SHORT TASK –
Give the material once more, word for word, without any images.
━━ DATASET EXCERPT ━━
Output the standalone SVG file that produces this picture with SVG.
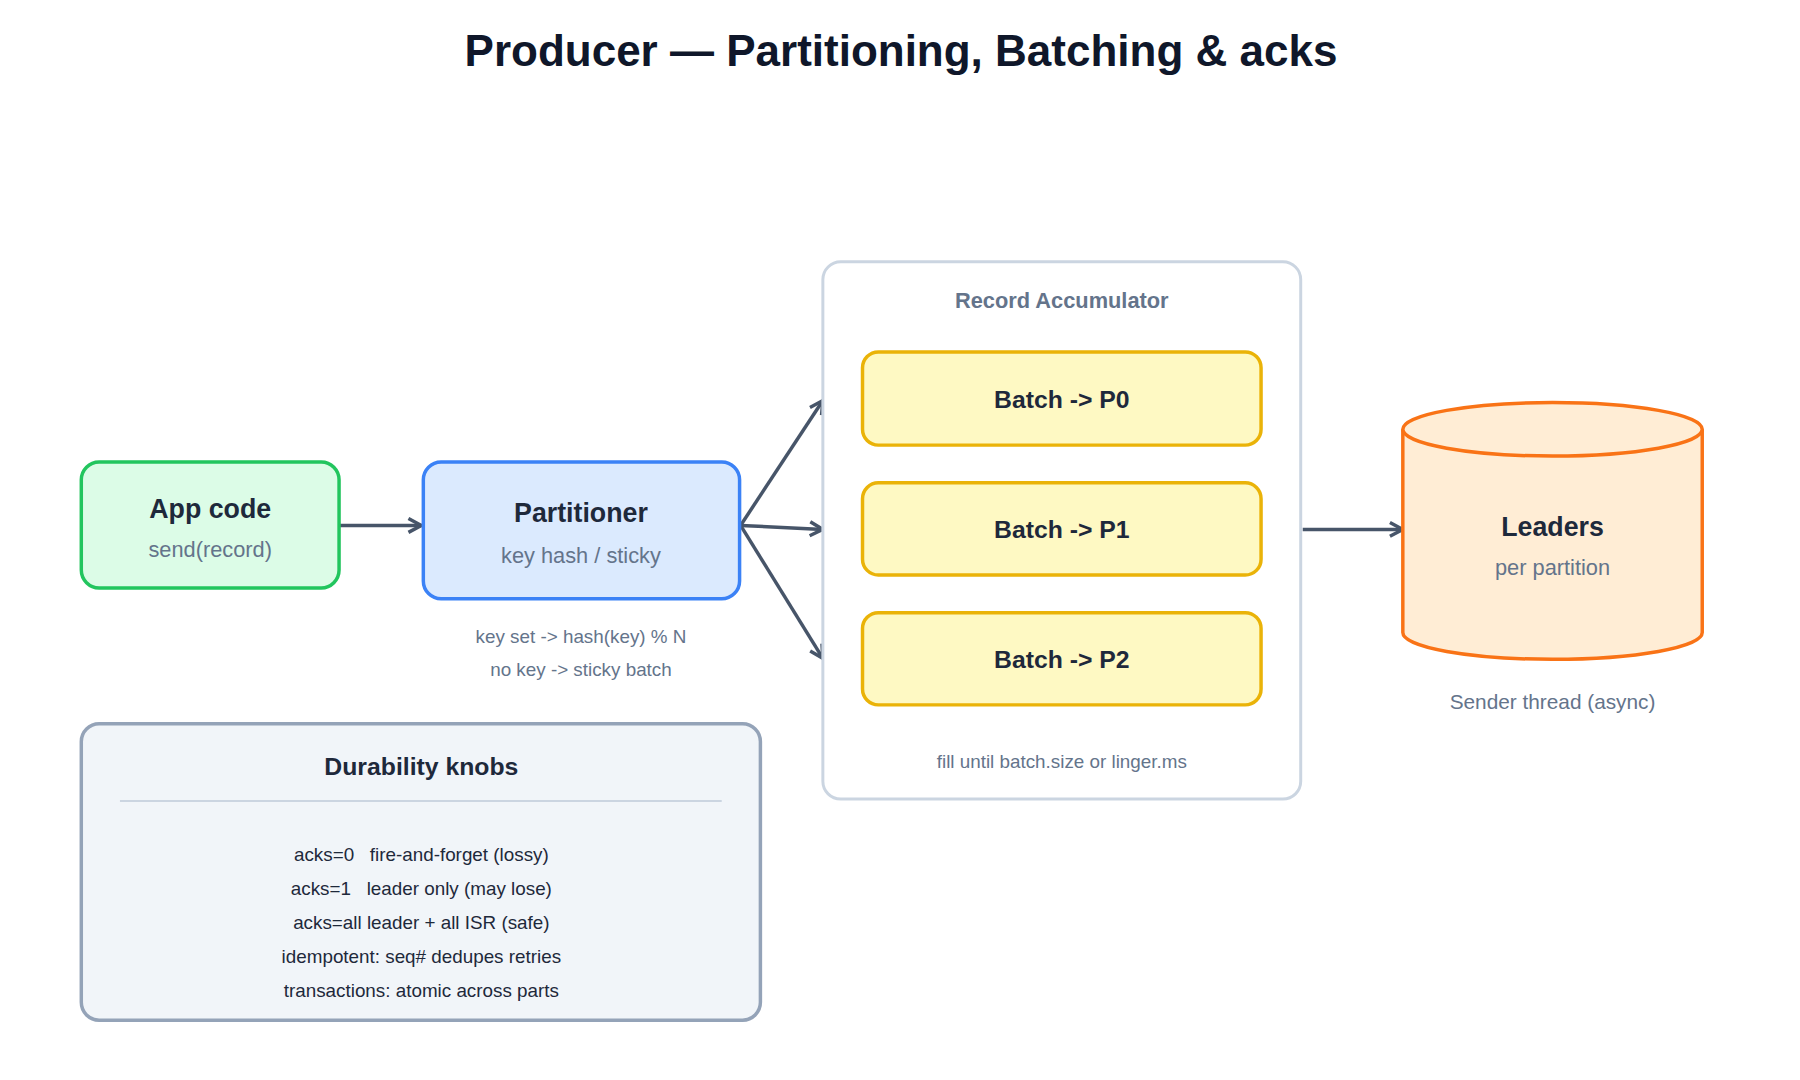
<svg xmlns="http://www.w3.org/2000/svg" width="1800" height="1080" viewBox="0 0 1800 1080">
<style>
text{font-family:"Liberation Sans",Arial,sans-serif;text-anchor:middle}
.t{font-size:27px;font-weight:bold;fill:#1e293b}
.s{font-size:22px;fill:#64748b}
.n{font-size:19px;fill:#64748b}
.k{font-size:19px;fill:#1e293b}
.c{stroke:#475569;stroke-width:3.5;fill:none;marker-end:url(#a)}
</style>
<defs><marker id="a" markerWidth="18" markerHeight="18" refX="15" refY="9" orient="auto" markerUnits="userSpaceOnUse"><path d="M2,2 L15,9 L2,16" fill="none" stroke="#475569" stroke-width="3.5"/></marker></defs>
<rect width="1800" height="1080" fill="#fff"/>
<text x="901" y="66" style="font-size:44px;font-weight:bold;fill:#0f172a">Producer — Partitioning, Batching &amp; acks</text>
<g transform="scale(0.9914)">
<g id="connectors">
<line class="c" x1="343" y1="530" x2="425" y2="530"/>
<line class="c" x1="747" y1="530" x2="830" y2="404"/>
<line class="c" x1="747" y1="530" x2="830" y2="534"/>
<line class="c" x1="747" y1="530" x2="830" y2="664"/>
<line class="c" x1="1314" y1="534" x2="1415" y2="534"/>
</g>
<g id="app"><rect x="82" y="466" width="260" height="127" rx="18" fill="#dcfce7" stroke="#22c55e" stroke-width="3.5"/>
<text class="t" x="212" y="522">App code</text><text class="s" x="212" y="562">send(record)</text></g>
<g id="partitioner"><rect x="427" y="466" width="319" height="138" rx="18" fill="#dbeafe" stroke="#3b82f6" stroke-width="3.5"/>
<text class="t" x="586" y="527">Partitioner</text><text class="s" x="586" y="568">key hash / sticky</text>
<text class="n" x="586" y="649">key set -&gt; hash(key) % N</text><text class="n" x="586" y="682">no key -&gt; sticky batch</text></g>
<g id="accumulator"><rect x="830" y="264" width="482" height="542" rx="18" fill="#fff" stroke="#cbd5e1" stroke-width="3"/>
<text x="1071" y="311" style="font-size:22px;font-weight:bold;fill:#64748b">Record Accumulator</text>
<text class="n" x="1071" y="775">fill until batch.size or linger.ms</text></g>
<g id="b0"><rect x="870" y="355" width="402" height="94" rx="16" fill="#fef9c3" stroke="#eab308" stroke-width="3.5"/><text class="t" x="1071" y="412" style="font-size:25px">Batch -&gt; P0</text></g>
<g id="b1"><rect x="870" y="487" width="402" height="93" rx="16" fill="#fef9c3" stroke="#eab308" stroke-width="3.5"/><text class="t" x="1071" y="543" style="font-size:25px">Batch -&gt; P1</text></g>
<g id="b2"><rect x="870" y="618" width="402" height="93" rx="16" fill="#fef9c3" stroke="#eab308" stroke-width="3.5"/><text class="t" x="1071" y="674" style="font-size:25px">Batch -&gt; P2</text></g>
<g id="leaders">
<path d="M1415,433 L1415,638 A151,27 0 0 0 1717,638 L1717,433" fill="#ffedd5" stroke="#f97316" stroke-width="3.5"/>
<ellipse cx="1566" cy="433" rx="151" ry="27" fill="#ffedd5" stroke="#f97316" stroke-width="3.5"/>
<text class="t" x="1566" y="541">Leaders</text><text class="s" x="1566" y="580">per partition</text>
<text class="s" x="1566" y="715" style="font-size:21px">Sender thread (async)</text></g>
<g id="knobs"><rect x="82" y="730" width="685" height="299" rx="18" fill="#f1f5f9" stroke="#94a3b8" stroke-width="3.5"/>
<text class="t" x="425" y="782" style="font-size:25px">Durability knobs</text>
<line x1="121" y1="808" x2="728" y2="808" stroke="#cbd5e1" stroke-width="2"/>
<text class="k" x="425" y="868" xml:space="preserve">acks=0   fire-and-forget (lossy)</text>
<text class="k" x="425" y="903" xml:space="preserve">acks=1   leader only (may lose)</text>
<text class="k" x="425" y="937">acks=all leader + all ISR (safe)</text>
<text class="k" x="425" y="971">idempotent: seq# dedupes retries</text>
<text class="k" x="425" y="1006">transactions: atomic across parts</text></g>
</g>
</svg>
━━━
WORKED SOLUTION –
Output the standalone SVG file that produces this picture with SVG.
<svg xmlns="http://www.w3.org/2000/svg" width="1800" height="1080" viewBox="0 0 1800 1080">
<style>
text{font-family:"Liberation Sans",Arial,sans-serif;text-anchor:middle}
.t{font-size:27px;font-weight:bold;fill:#1e293b}
.s{font-size:22px;fill:#64748b}
.n{font-size:19px;fill:#64748b}
.k{font-size:19px;fill:#1e293b}
.c{stroke:#475569;stroke-width:3.5;fill:none;marker-end:url(#a)}
</style>
<defs><marker id="a" markerWidth="18" markerHeight="18" refX="15" refY="9" orient="auto" markerUnits="userSpaceOnUse"><path d="M2,2 L15,9 L2,16" fill="none" stroke="#475569" stroke-width="3.5"/></marker></defs>
<rect width="1800" height="1080" fill="#fff"/>
<text x="901" y="66" style="font-size:44px;font-weight:bold;fill:#0f172a">Producer — Partitioning, Batching &amp; acks</text>
<g transform="scale(0.9914)">
<g id="connectors">
<line class="c" x1="343" y1="530" x2="425" y2="530"/>
<line class="c" x1="747" y1="530" x2="830" y2="404"/>
<line class="c" x1="747" y1="530" x2="830" y2="534"/>
<line class="c" x1="747" y1="530" x2="830" y2="664"/>
<line class="c" x1="1314" y1="534" x2="1415" y2="534"/>
</g>
<g id="app"><rect x="82" y="466" width="260" height="127" rx="18" fill="#dcfce7" stroke="#22c55e" stroke-width="3.5"/>
<text class="t" x="212" y="522">App code</text><text class="s" x="212" y="562">send(record)</text></g>
<g id="partitioner"><rect x="427" y="466" width="319" height="138" rx="18" fill="#dbeafe" stroke="#3b82f6" stroke-width="3.5"/>
<text class="t" x="586" y="527">Partitioner</text><text class="s" x="586" y="568">key hash / sticky</text>
<text class="n" x="586" y="649">key set -&gt; hash(key) % N</text><text class="n" x="586" y="682">no key -&gt; sticky batch</text></g>
<g id="accumulator"><rect x="830" y="264" width="482" height="542" rx="18" fill="#fff" stroke="#cbd5e1" stroke-width="3"/>
<text x="1071" y="311" style="font-size:22px;font-weight:bold;fill:#64748b">Record Accumulator</text>
<text class="n" x="1071" y="775">fill until batch.size or linger.ms</text></g>
<g id="b0"><rect x="870" y="355" width="402" height="94" rx="16" fill="#fef9c3" stroke="#eab308" stroke-width="3.5"/><text class="t" x="1071" y="412" style="font-size:25px">Batch -&gt; P0</text></g>
<g id="b1"><rect x="870" y="487" width="402" height="93" rx="16" fill="#fef9c3" stroke="#eab308" stroke-width="3.5"/><text class="t" x="1071" y="543" style="font-size:25px">Batch -&gt; P1</text></g>
<g id="b2"><rect x="870" y="618" width="402" height="93" rx="16" fill="#fef9c3" stroke="#eab308" stroke-width="3.5"/><text class="t" x="1071" y="674" style="font-size:25px">Batch -&gt; P2</text></g>
<g id="leaders">
<path d="M1415,433 L1415,638 A151,27 0 0 0 1717,638 L1717,433" fill="#ffedd5" stroke="#f97316" stroke-width="3.5"/>
<ellipse cx="1566" cy="433" rx="151" ry="27" fill="#ffedd5" stroke="#f97316" stroke-width="3.5"/>
<text class="t" x="1566" y="541">Leaders</text><text class="s" x="1566" y="580">per partition</text>
<text class="s" x="1566" y="715" style="font-size:21px">Sender thread (async)</text></g>
<g id="knobs"><rect x="82" y="730" width="685" height="299" rx="18" fill="#f1f5f9" stroke="#94a3b8" stroke-width="3.5"/>
<text class="t" x="425" y="782" style="font-size:25px">Durability knobs</text>
<line x1="121" y1="808" x2="728" y2="808" stroke="#cbd5e1" stroke-width="2"/>
<text class="k" x="425" y="868" xml:space="preserve">acks=0   fire-and-forget (lossy)</text>
<text class="k" x="425" y="903" xml:space="preserve">acks=1   leader only (may lose)</text>
<text class="k" x="425" y="937">acks=all leader + all ISR (safe)</text>
<text class="k" x="425" y="971">idempotent: seq# dedupes retries</text>
<text class="k" x="425" y="1006">transactions: atomic across parts</text></g>
</g>
</svg>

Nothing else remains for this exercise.